Trade Threats Foster Macro Uncertainty

Meanwhile, as if natural gas bears needed any help making their case heading into the summer, the broader economy uncertainty created by U.S. trade hostilities has cast a shadow over energy commodities.

The ongoing escalation of tariffs between the United States and China has already ensnared U.S. liquefied natural gas exports, but the Trump Administration’s unexpected announcement of new tariffs on Mexico late last week seemed to renew anxieties among investors.

“The market took another hit on Friday, and the culprit was yet again trade-related -- but this time it had nothing to do with China,” analysts with Raymond James & Associates said in a note to clients Monday. “After the White House abruptly announced a 5% tariff on Mexican imports -- with the potential for further escalation -- heightened fears of economic damage sent the S&P 500 down 1.3%.

“Commodity prices fared even worse, as the macro fears coupled with” a bearish crude oil inventory report from the Department of Energy last week pushed West Texas Intermediate and Brent prices “down 5.8% and 5.6% to $53.30/bbl and $61.68/bbl, respectively,” the analysts said. “Oil’s poor showing on Friday made May the worst month for crude since last November’s sell-off.”

The prospect of continued tariffs targeting U.S. trading partners presents downside demand risks for natural gas, which would be bad timing given the oversupply in the market, according to Powerhouse CEO Alan Levine.

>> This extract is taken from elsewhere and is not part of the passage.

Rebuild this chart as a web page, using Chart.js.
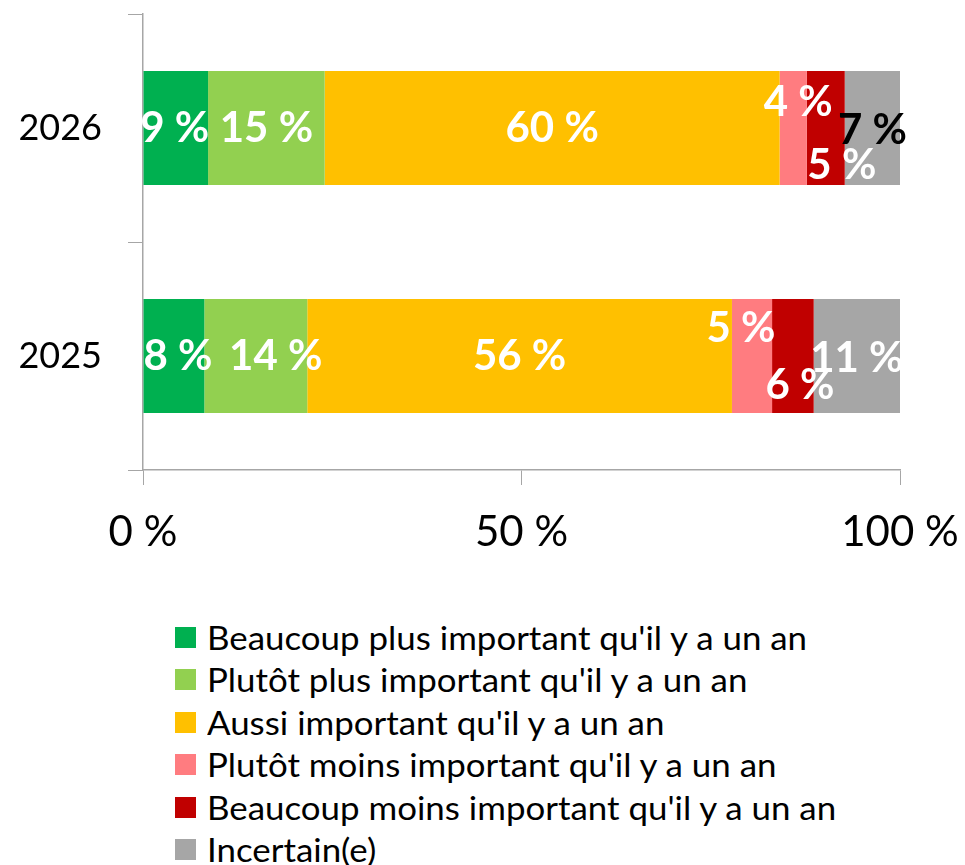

“I think what’s happening is the uncertainties we’re facing because of the guidance we’re receiving out of Washington, which has us concerned that demand is going to fall” amid continued sparring over trade, Levine told NGI. “...We’re starting to develop export markets for natural gas. I think there’s a lot of anxiety now as to what might be available there.

“Remember, we’re not the only ones that can interfere with the normal flow of business. So we could easily find...a lot of the markets that we thought might be useful as offtakers” for U.S. supply could close up, at least temporarily.